# Best commuting bike on Bikesdirect.com



## canadatom (May 19, 2013)

Hi all,

This is my first post, and first road bike buying from BD.

I want to start commuting to downtown Toronto (about 20KM+ single trip), and looking for a good commuting bike, also I can ride it with friends to country side during weekend. 

Hybrid bikes on BD looks promising (e.g. 2013 Motobecane Cafe Century PRO Carbon or 2013 Motobecane Cafe Century) , I don't have a budget limit for this, so any suggestion or feedback are welcomed. 

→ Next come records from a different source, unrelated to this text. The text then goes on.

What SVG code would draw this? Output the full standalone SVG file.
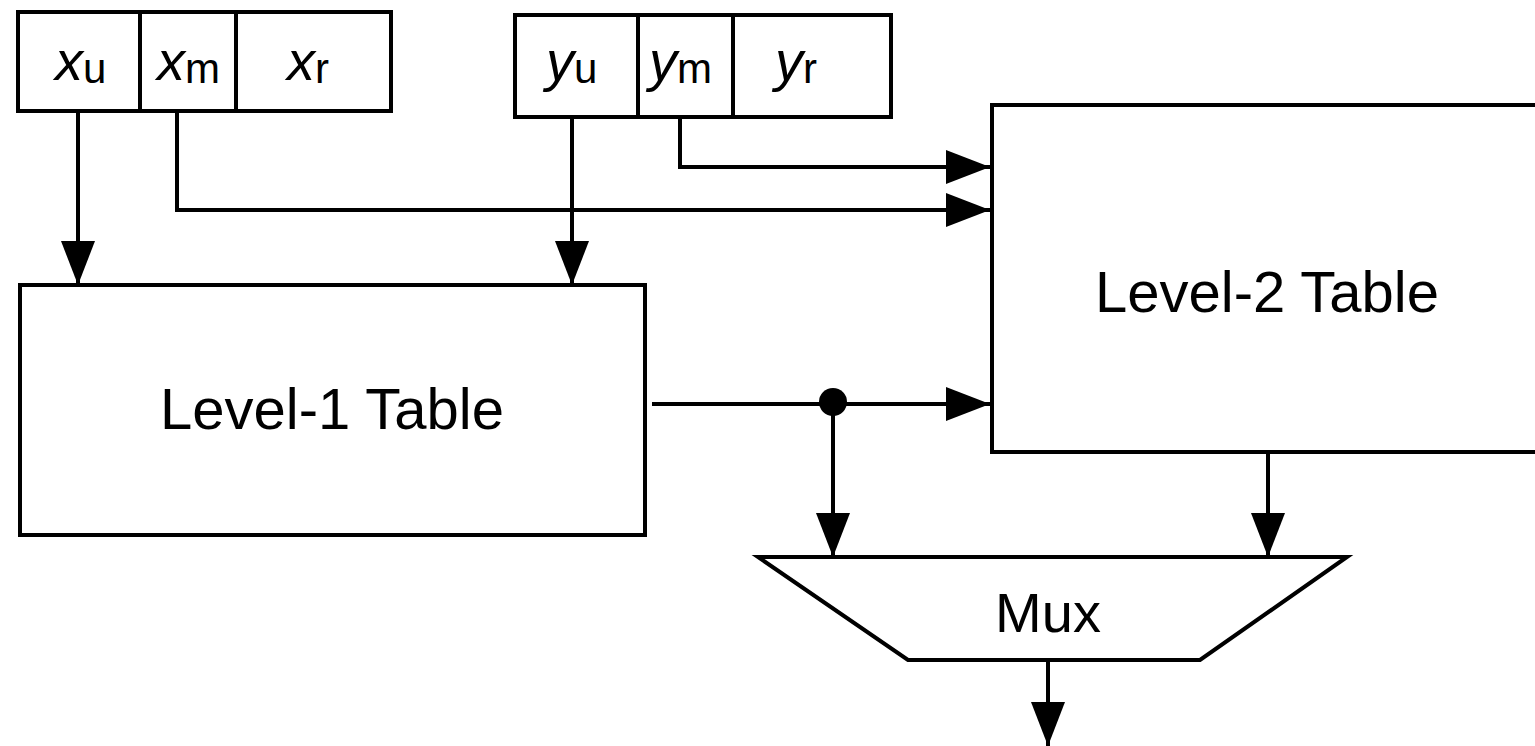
<svg xmlns="http://www.w3.org/2000/svg" width="1535" height="746" viewBox="0 0 1535 746">
<style>
.box{fill:#fff;stroke:#000;stroke-width:4}
.ln{fill:none;stroke:#000;stroke-width:4}
.t{font-family:"Liberation Sans",Arial,sans-serif;fill:#000}
.big{font-size:58px}
.mux{font-size:56px}
.var{font-size:56px;font-style:italic}
.sub{font-size:42px;font-style:normal}
</style>
<defs>
<marker id="ah" viewBox="0 0 44 34" refX="44" refY="17" markerWidth="44" markerHeight="34" markerUnits="userSpaceOnUse" orient="auto">
<path d="M0,0 L44,17 L0,34 Z" fill="#000"/>
</marker>
</defs>
<rect width="1535" height="746" fill="#fff"/>
<g id="xreg">
<rect class="box" x="18" y="12" width="373" height="99"/>
<line class="ln" x1="140" y1="12" x2="140" y2="111"/>
<line class="ln" x1="236" y1="12" x2="236" y2="111"/>
<text class="t var" x="55" y="80">x<tspan class="sub" dy="3">u</tspan></text>
<text class="t var" x="157" y="80">x<tspan class="sub" dy="3">m</tspan></text>
<text class="t var" x="287" y="80">x<tspan class="sub" dy="3">r</tspan></text>
</g>
<g id="yreg">
<rect class="box" x="515" y="15" width="376" height="102"/>
<line class="ln" x1="638" y1="15" x2="638" y2="117"/>
<line class="ln" x1="733" y1="15" x2="733" y2="117"/>
<text class="t var" x="546" y="80">y<tspan class="sub" dy="3">u</tspan></text>
<text class="t var" x="649" y="80">y<tspan class="sub" dy="3">m</tspan></text>
<text class="t var" x="775" y="80">y<tspan class="sub" dy="3">r</tspan></text>
</g>
<g id="level1">
<rect class="box" x="20" y="285" width="625" height="250"/>
<text class="t big" x="332" y="429" text-anchor="middle">Level-1 Table</text>
</g>
<g id="level2">
<rect class="box" x="992" y="105" width="560" height="347"/>
<text class="t big" x="1267" y="312" text-anchor="middle">Level-2 Table</text>
</g>
<g id="mux">
<path class="box" d="M758,557 L1347,557 L1200,660 L908,660 Z"/>
<text class="t mux" x="1048" y="632" text-anchor="middle">Mux</text>
</g>
<g id="connectors">
<path class="ln" d="M78,111 V285" marker-end="url(#ah)"/>
<path class="ln" d="M177,111 V210 H990" marker-end="url(#ah)"/>
<path class="ln" d="M572,117 V285" marker-end="url(#ah)"/>
<path class="ln" d="M680,117 V167 H990" marker-end="url(#ah)"/>
<path class="ln" d="M652,404 H990" marker-end="url(#ah)"/>
<circle cx="833" cy="402" r="14" fill="#000"/>
<path class="ln" d="M833,402 V557" marker-end="url(#ah)"/>
<path class="ln" d="M1268,452 V557" marker-end="url(#ah)"/>
<path class="ln" d="M1048,660 V746" marker-end="url(#ah)"/>
</g>
</svg>
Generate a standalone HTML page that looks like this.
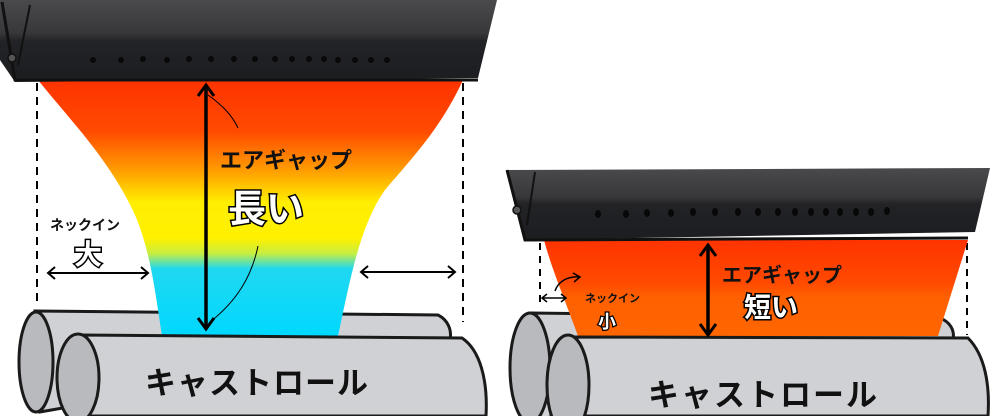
<!DOCTYPE html>
<html><head><meta charset="utf-8"><style>
html,body{margin:0;padding:0;background:#fff;width:1000px;height:416px;overflow:hidden}
text{font-family:"Liberation Sans","Noto Sans CJK JP",sans-serif;font-weight:bold}
</style></head><body>
<svg width="1000" height="416" viewBox="0 0 1000 416" xmlns="http://www.w3.org/2000/svg">
<defs>
<linearGradient id="die" x1="0" y1="0" x2="0" y2="1">
<stop offset="0" stop-color="#4a4a4c"/><stop offset="0.4" stop-color="#38383a"/><stop offset="0.5" stop-color="#222326"/><stop offset="1" stop-color="#1c1d20"/>
</linearGradient>
<linearGradient id="filmL" x1="0" y1="80" x2="0" y2="335" gradientUnits="userSpaceOnUse">
<stop offset="0" stop-color="#ff3300"/><stop offset="0.2" stop-color="#ff4a00"/><stop offset="0.36" stop-color="#ffa000"/><stop offset="0.48" stop-color="#ffee00"/><stop offset="0.62" stop-color="#fff000"/><stop offset="0.68" stop-color="#c8ee40"/><stop offset="0.74" stop-color="#20d8f0"/><stop offset="1" stop-color="#00d8ff"/>
</linearGradient>
<linearGradient id="filmR" x1="0" y1="240" x2="0" y2="335" gradientUnits="userSpaceOnUse">
<stop offset="0" stop-color="#ff3300"/><stop offset="0.45" stop-color="#ff4a00"/><stop offset="0.6" stop-color="#ff6000"/><stop offset="1" stop-color="#ff6600"/>
</linearGradient>
</defs>

<!-- LEFT -->
<line x1="37" y1="83" x2="37" y2="305" stroke="#000" stroke-width="2" stroke-dasharray="8,6"/>
<line x1="463" y1="83" x2="463" y2="322" stroke="#000" stroke-width="2" stroke-dasharray="8,6"/>
<!-- back roll left -->
<path d="M35,311 L438,315 C448,320 452,330 450,340 L40,412 Z" fill="#d0d1d5" stroke="#1a1a1a" stroke-width="3"/>
<ellipse cx="36" cy="362" rx="17" ry="50" fill="#b9babe" stroke="#1a1a1a" stroke-width="3"/>
<path d="M38,80 L463,80 C440,130 410,160 385,190 C360,225 350,280 338,336 L162,336 C155,290 150,250 135,215 C110,160 70,120 38,80 Z" fill="url(#filmL)"/>
<path d="M78,335 L462,338 C480,350 488,380 486,416 L70,416 Z" fill="#d0d1d5" stroke="#1a1a1a" stroke-width="3"/>
<ellipse cx="78" cy="378" rx="21" ry="44" fill="#b9babe" stroke="#1a1a1a" stroke-width="3"/>
<text x="145" y="394" font-size="31" fill="#111" letter-spacing="1">キャストロール</text>
<!-- die left -->
<path d="M0,0 L497,0 L478,78 L15,82 L0,60 Z" fill="url(#die)"/>
<path d="M2,2 L15,80 L478,80" fill="none" stroke="#111" stroke-width="3"/>
<line x1="30" y1="5" x2="18" y2="65" stroke="#111" stroke-width="2"/>
<circle cx="12" cy="58" r="4" fill="#555" stroke="#111" stroke-width="1.5"/>
<g fill="#080808">
<circle cx="93" cy="60" r="3"/><circle cx="121" cy="60" r="3"/><circle cx="143" cy="59" r="3"/><circle cx="167" cy="60" r="3"/><circle cx="189" cy="59" r="3"/><circle cx="211" cy="59" r="3"/><circle cx="234" cy="59" r="3"/><circle cx="255" cy="59" r="3"/><circle cx="275" cy="59" r="3"/><circle cx="292" cy="59" r="3"/><circle cx="309" cy="59" r="3"/><circle cx="324" cy="59" r="3"/><circle cx="338" cy="60" r="3"/><circle cx="355" cy="60" r="3"/><circle cx="371" cy="60" r="3"/><circle cx="387" cy="60" r="3"/>
</g>
<!-- annotations left -->
<line x1="206" y1="86" x2="206" y2="328" stroke="#000" stroke-width="3.5"/>
<path d="M198,96 L206,85 L214,96 M198,318 L206,329 L214,318" fill="none" stroke="#000" stroke-width="3"/>
<path d="M208,95 C222,105 232,115 238,128" fill="none" stroke="#000" stroke-width="1"/>
<path d="M258,246 C252,275 238,300 210,322" fill="none" stroke="#000" stroke-width="1"/>
<text x="220" y="168" font-size="22" fill="#111">エアギャップ</text>
<text x="228" y="222" font-size="38" fill="#fff" stroke="#000" stroke-width="3" paint-order="stroke">長い</text>
<text x="50" y="230" font-size="14" fill="#111">ネックイン</text>
<text x="74" y="264" font-size="28" fill="#fff" stroke="#000" stroke-width="3" paint-order="stroke">大</text>
<line x1="48" y1="273" x2="148" y2="273" stroke="#000" stroke-width="2"/>
<path d="M55,267 L48,273 L55,279 M141,267 L148,273 L141,279" fill="none" stroke="#000" stroke-width="2"/>
<line x1="361" y1="272" x2="455" y2="272" stroke="#000" stroke-width="2"/>
<path d="M368,266 L361,272 L368,278 M448,266 L455,272 L448,278" fill="none" stroke="#000" stroke-width="2"/>

<!-- RIGHT -->
<line x1="540" y1="243" x2="540" y2="305" stroke="#000" stroke-width="2" stroke-dasharray="7,6"/>
<line x1="967" y1="243" x2="967" y2="335" stroke="#000" stroke-width="2" stroke-dasharray="7,6"/>
<!-- back roll right -->
<path d="M530,313 L940,318 C950,322 955,330 953,340 L535,420 Z" fill="#d0d1d5" stroke="#1a1a1a" stroke-width="3"/>
<ellipse cx="530" cy="368" rx="20" ry="55" fill="#b9babe" stroke="#1a1a1a" stroke-width="3"/>
<path d="M544,240 L968,240 L938,336 L578,336 C565,300 552,270 544,240 Z" fill="url(#filmR)"/>
<path d="M568,337 L968,338 C985,355 990,385 988,416 L560,416 Z" fill="#d0d1d5" stroke="#1a1a1a" stroke-width="3"/>
<ellipse cx="568" cy="385" rx="21" ry="50" fill="#b9babe" stroke="#1a1a1a" stroke-width="3"/>
<text x="648" y="406" font-size="31" fill="#111" letter-spacing="2">キャストロール</text>
<!-- die right -->
<path d="M507,170 L990,168 L975,232 L525,240 Z" fill="url(#die)"/>
<path d="M507,170 L525,240 L968,238" fill="none" stroke="#111" stroke-width="3"/>
<line x1="535" y1="172" x2="527" y2="225" stroke="#111" stroke-width="2"/>
<circle cx="517" cy="210" r="4" fill="#555" stroke="#111" stroke-width="1.5"/>
<g fill="#080808">
<ellipse cx="598" cy="214" rx="3" ry="4"/><ellipse cx="626" cy="214" rx="3" ry="4"/><ellipse cx="647" cy="213" rx="3" ry="4"/><ellipse cx="671" cy="213" rx="3" ry="4"/><ellipse cx="693" cy="212" rx="3" ry="4"/><ellipse cx="715" cy="212" rx="3" ry="4"/><ellipse cx="738" cy="212" rx="3" ry="4"/><ellipse cx="758" cy="212" rx="3" ry="4"/><ellipse cx="778" cy="212" rx="3" ry="4"/><ellipse cx="795" cy="212" rx="3" ry="4"/><ellipse cx="811" cy="212" rx="3" ry="4"/><ellipse cx="826" cy="212" rx="3" ry="4"/><ellipse cx="840" cy="212" rx="3" ry="4"/><ellipse cx="856" cy="212" rx="3" ry="4"/><ellipse cx="871" cy="212" rx="3" ry="4"/><ellipse cx="887" cy="211" rx="3" ry="4"/>
</g>
<!-- annotations right -->
<line x1="708" y1="246" x2="708" y2="334" stroke="#000" stroke-width="3.5"/>
<path d="M700,256 L708,245 L716,256 M700,324 L708,335 L716,324" fill="none" stroke="#000" stroke-width="3"/>
<text x="722" y="282" font-size="20" fill="#111">エアギャップ</text>
<text x="744" y="317" font-size="27" fill="#fff" stroke="#000" stroke-width="3" paint-order="stroke">短い</text>
<text x="585" y="302" font-size="11" fill="#111">ネックイン</text>
<text x="598" y="328" font-size="18" fill="#fff" stroke="#000" stroke-width="2.5" paint-order="stroke">小</text>
<line x1="542" y1="298" x2="566" y2="298" stroke="#000" stroke-width="1.5"/>
<path d="M547,294 L542,298 L547,302 M561,294 L566,298 L561,302" fill="none" stroke="#000" stroke-width="1.5"/>
<path d="M555,291 C558,282 567,276 579,277" fill="none" stroke="#000" stroke-width="1.5"/>
<path d="M573,273 L580,277 L574,282" fill="none" stroke="#000" stroke-width="1.5"/>
</svg>
</body></html>
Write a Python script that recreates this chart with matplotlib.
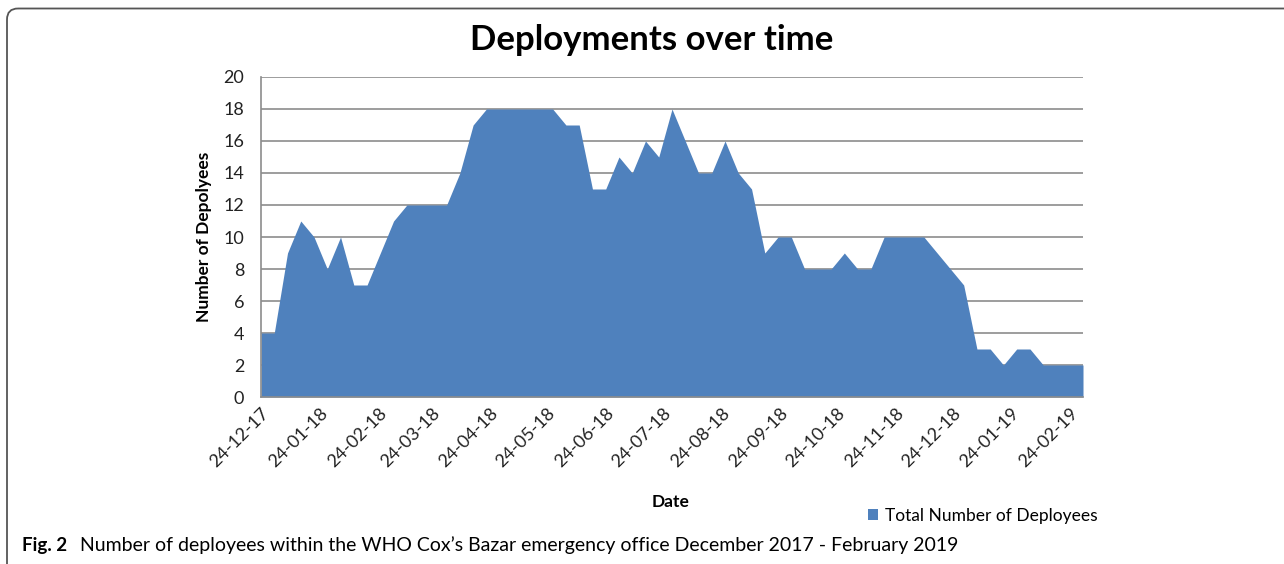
import matplotlib
matplotlib.use("Agg")
import matplotlib.pyplot as plt
import matplotlib.dates as mdates
from matplotlib.patches import FancyBboxPatch
import pandas as pd

# weekly counts, first week starting 24-12-2017
start_date = "2017-12-24"
deployees = [4, 4, 9, 11, 10, 8, 10, 7, 7, 9,
             11, 12, 12, 12, 12, 14, 17, 18, 18, 18,
             18, 18, 18, 17, 17, 13, 13, 15, 14, 16,
             15, 18, 16, 14, 14, 16, 14, 13, 9, 10,
             10, 8, 8, 8, 9, 8, 8, 10, 10, 10,
             10, 9, 8, 7, 3, 3, 2, 3, 3, 2,
             2, 2, 2]
tick_dates = ["2017-12-24", "2018-01-24", "2018-02-24", "2018-03-24", "2018-04-24",
              "2018-05-24", "2018-06-24", "2018-07-24", "2018-08-24", "2018-09-24",
              "2018-10-24", "2018-11-24", "2018-12-24", "2019-01-24", "2019-02-24"]
y_ticks = [0, 2, 4, 6, 8, 10, 12, 14, 16, 18, 20]

title = "Deployments over time"
series_name = "Total Number of Deployees"
caption_bold = "Fig. 2"
caption = "Number of deployees within the WHO Cox\u2019s Bazar emergency office December 2017 - February 2019"

dates = pd.date_range(start_date, periods=len(deployees), freq="7D")
ticks = pd.to_datetime(tick_dates)

plt.rcParams['font.family'] = ['Lato', 'DejaVu Sans']
blue = "#4f81bd"
grid_col = "#8c8c8c"

fig = plt.figure(figsize=(12.84, 5.64), dpi=100)

# frame around the figure, like the journal page
bg = fig.add_axes([0, 0, 1, 1])
bg.set_xlim(0, 1284)
bg.set_ylim(564, 0)
bg.axis("off")
frame = FancyBboxPatch((7, 8.5), 1300, 570, boxstyle="round,pad=0,rounding_size=11",
                       fc="none", ec="#555555", lw=1.3)
bg.add_patch(frame)

ax = fig.add_axes([261 / 1284, 1 - 397 / 564, (1083 - 261) / 1284, (397 - 77) / 564])
ax.fill_between(dates, deployees, 0, color=blue, lw=0, label=series_name)
ax.set_xlim(dates[0], dates[-1])
ax.set_ylim(0, 20)
ax.set_yticks(y_ticks)
ax.set_xticks(ticks)
ax.xaxis.set_major_formatter(mdates.DateFormatter("%d-%m-%y"))
ax.yaxis.grid(True, color=grid_col, lw=1.2)
ax.set_axisbelow(True)
for s in ["top", "right"]:
    ax.spines[s].set_visible(False)
for s in ["left", "bottom"]:
    ax.spines[s].set_color(grid_col)
    ax.spines[s].set_linewidth(1.2)
ax.tick_params(axis="both", length=0, labelsize=13, colors="#222222")
ax.tick_params(axis="y", pad=12)
ax.tick_params(axis="x", pad=6)
for lab in ax.get_xticklabels():
    lab.set_rotation(45)
    lab.set_ha("right")
    lab.set_rotation_mode("anchor")

ax.set_ylabel("Number of Depolyees", fontsize=12.5, fontweight="bold", labelpad=8)
fig.text(671 / 1284, 1 - 502 / 564, "Date", fontsize=12.5, fontweight="bold",
         ha="center", va="center")
fig.text(652 / 1284, 1 - 40 / 564, title, fontsize=25, fontweight="bold",
         ha="center", va="center")

ax.legend(loc="center left", bbox_to_anchor=(852 / 1284, 1 - 516 / 564),
          bbox_transform=fig.transFigure, frameon=False, fontsize=12.5,
          handlelength=0.6, handleheight=0.6, handletextpad=0.4)

fig.text(22 / 1284, 1 - 545 / 564, caption_bold, fontsize=13.5, fontweight="bold",
         ha="left", va="center")
fig.text(80 / 1284, 1 - 545 / 564, caption, fontsize=14, ha="left", va="center")

fig.savefig("out.png", dpi=100)
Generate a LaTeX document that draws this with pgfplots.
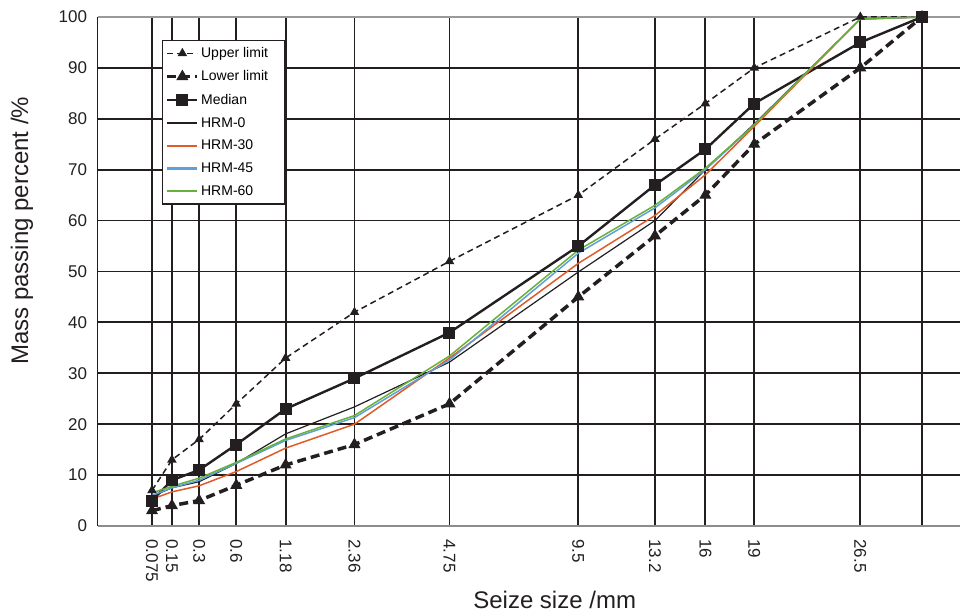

I am also looking for options from Toronto's local MEC and other bike store, but apparently they are over priced, MEC Hold Steady Bicycle (Unisex) - Mountain Equipment Co-op. Free Shipping Available, is this a good buy?


----------



## Alfonsina (Aug 26, 2012)

Have you looked at the moto cross titanium as you are not budget limited? They are coming disc ready. People seem to like these for adaptability too. Then you have a forever frame as weight is not really the issue. I am told you can put a pannier set up on the cross titaniums.


----------



## canadatom (May 19, 2013)

Alfonsina said:


> Have you looked at the moto cross titanium as you are not budget limited? They are coming disc ready. People seem to like these for adaptability too. Then you have a forever frame as weight is not really the issue. I am told you can put a pannier set up on the cross titaniums.


Thanks for your comment, it's sold out, secondly is it good for 40KM+ commute daily? with urban road condition?


----------



## Dunbar (Aug 8, 2010)

For a longer commute like yours I'd recommend getting something with drop bars that also mounts in the back for a rack. I would also get something that fits wider (>25mm) tires if your roads are in bad condition. Many of the cyclocross bikes fit this criteria as well as a few of the road bikes (like the Mercier Corvus or Aquila.) If you're new to drop bar bikes I would avoid the models more aggressive road racing type geometries since you may find them uncomfortable.


----------



## echo7 (Sep 7, 2010)

hi.. i suggest the touring bikes with chromoly/steel frames..
I commute DT toronto and the roads are not the best.. steel frames will be much forgiving than aluminum..


----------



## Dunbar (Aug 8, 2010)

echo7 said:


> steel frames will be much forgiving than aluminum..


Steel is overrated IMO. Just put some wider tires on an aluminum frame (make sure you buy a frame that fits them though) and your bike won't have a harsh ride.


----------